View the running details of a synchronization task

You can click Data Synchronization Node in the left-side navigation pane of the Data Integration page to go to the Nodes page.

On the Nodes page, you can view information, such as the type and name, of a synchronization task and the operations that you can perform on the synchronization task. You can also click Running Details in the Actions column of a synchronization task to view the running details of the synchronization task. The Running Details page contains the following sections:

  • Process: displays information such as the status of environment preparation, batch synchronization subtasks, and the real-time synchronization subtask. You can check whether the subtasks are run as expected based on their status. This way, you can troubleshoot the issues that occur on the synchronization task at the earliest opportunity. The following icons are used to indicate different states:

    • If the Succeeded icon is displayed, the subtask is successfully run.
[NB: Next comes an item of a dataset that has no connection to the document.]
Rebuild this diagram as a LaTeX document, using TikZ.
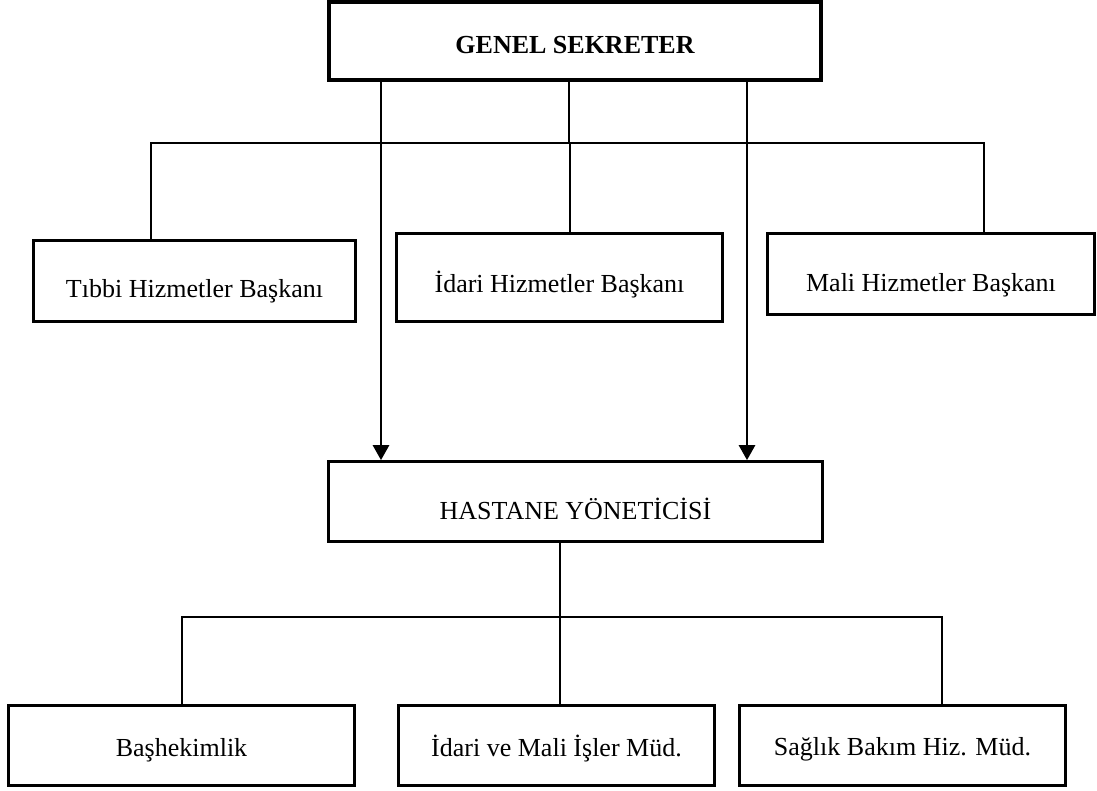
\documentclass[tikz,border=0pt]{standalone}
\usepackage{fontspec}
\setmainfont{Liberation Serif}
\usetikzlibrary{arrows.meta}
\begin{document}
\begin{tikzpicture}[x=1pt,y=-1pt,
  box/.style={draw, line width=2.7pt, rectangle, inner sep=0pt, text depth=0pt, font=\fontsize{26}{30}\selectfont},
  bl/.style={text height=#1},
  conn/.style={line width=2pt},
  arr/.style={line width=2.7pt, -{Triangle[length=15pt,width=16pt]}}]
\useasboundingbox (0,0) rectangle (1097,791);
% boxes
\node[box, bl=25pt, line width=4pt, minimum width=492pt, minimum height=78pt, font=\fontsize{26}{30}\selectfont\bfseries] (gs) at (575,41) {GENEL SEKRETER};
\node[box, bl=33pt, minimum width=322pt, minimum height=81pt] (tibbi) at (194.5,281) {Tıbbi Hizmetler Başkanı};
\node[box, bl=30pt, minimum width=326pt, minimum height=88pt] (idari) at (559.5,277.5) {İdari Hizmetler Başkanı};
\node[box, bl=35pt, minimum width=327pt, minimum height=81pt] (mali) at (931,274) {Mali Hizmetler Başkanı};
\node[box, bl=36pt, minimum width=494pt, minimum height=80pt] (hy) at (575.5,501.5) {HASTANE YÖNETİCİSİ};
\node[box, bl=22pt, minimum width=346pt, minimum height=80pt] (bas) at (181.5,745.5) {Başhekimlik};
\node[box, bl=21pt, minimum width=316pt, minimum height=80pt] (imi) at (556.5,745.5) {İdari ve Mali İşler Müd.};
\node[box, bl=20pt, minimum width=326pt, minimum height=80pt] (sbh) at (902.5,745.5) {Sağlık Bakım Hiz. Müd.};
% helper coordinates
\coordinate (a1) at (381,0);
\coordinate (a2) at (747,0);
\coordinate (b0) at (569,143);
\coordinate (b1) at (151,143);
\coordinate (b3) at (984,143);
\coordinate (idx) at (570,0);
\coordinate (c0) at (560,617);
\coordinate (c1) at (182,617);
\coordinate (c3) at (942,617);
% arrows
\draw[arr] (gs.south -| a1) -- (hy.north -| a1);
\draw[arr] (gs.south -| a2) -- (hy.north -| a2);
% upper bus
\draw[conn] (gs.south -| b0) -- (b0);
\draw[conn] (tibbi.north -| b1) -- (b1) -- (b3) -- (mali.north -| b3);
\draw[conn] (b0 -| idx) -- (idari.north -| idx);
% lower bus
\draw[conn] (hy.south -| c0) -- (c0);
\draw[conn] (bas.north -| c1) -- (c1) -- (c3) -- (sbh.north -| c3);
\draw[conn] (c0) -- (imi.north -| c0);
\end{tikzpicture}
\end{document}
    • If the Exception icon is displayed, the subtask failed to be run.

    • If the Waiting icon is displayed, the subtask is waiting to be run.

  • Full Batch Synchronization and Real-time Synchronization: display the information about the batch synchronization subtasks and the real-time synchronization subtask generated by the synchronization task. The information includes the source name, data synchronization speed, synchronized data, resource group that is used, and data synchronization latency.

  • Steps: displays all steps that are required to complete the synchronization task from subtask creation to running of batch synchronization subtasks and the real-time synchronization subtask. You can view the start time, end time, and status of each step in this section.